With this resurgence as a backdrop, the GCDA is now meeting almost weekly at Oilers as its members chart the future.
A new park makes sense as a place to start when you have a bunch of families with young kids, Miller said. “Now we have to go to Victoria. The closest park is 10 miles away.”
And, if you have small children, that’s a big deal. You can’t just tell them to walk down and play.
“I think it will be a huge boost to the community,” Martinson said, referring to the park.
But, a lot of work must be done.
Much of the equipment in the park came from the former grade school. It was old then, and even older now.
The tennis/basketball courts, ringed by a barbed wire-topped fence, are broken up by a spider web of cracks.
“This is not only important for the kids, but also for the adults,” Miller said. It will provide entertainment as well as exercise.
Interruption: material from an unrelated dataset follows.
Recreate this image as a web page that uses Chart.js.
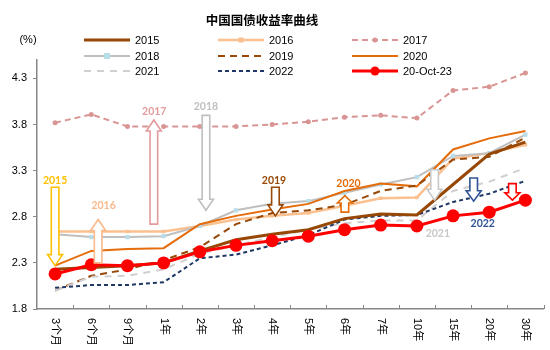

They have big plans, but the time line depends on funds. Group members envision a new play station (which is the first priority), new courts (second), a fancy shelter with restrooms (third), a walking trail and horseshoe pits.
They’ve applied for a grant through the Kansas Department of Commerce’s Small Community Improvement program, as well as other grant programs.
But, they aren’t relying on the state money. “We’ve got a lot of valuable resources to help with these projects,” Miller said. From contractors to electricians, “we have a large knowledge base.”
What’s more, all this volunteer effort, or “sweat equity,” looks good on the grant applications. “We should impress them,” he said.
Even if the grants are approved, they won’t cover the entire cost. So far, GCDA has raised $5,000.
The annual city dance in the park, alone, brought in 600 people and raised $1,200, and Miller said more fund-raising events are planned.
“We’re just a volunteer group that lives in the community and looks for projects,” Miller said of GCDA. That’s how the park plans came about. “It was just a bunch of us talking.”
There is also an annual Christmas tree lighting ceremony, holiday house award and a Mardi gras celebration.
As the old image of Gorham fades like so many yearbook photos, the new residents hope a new one will emerge.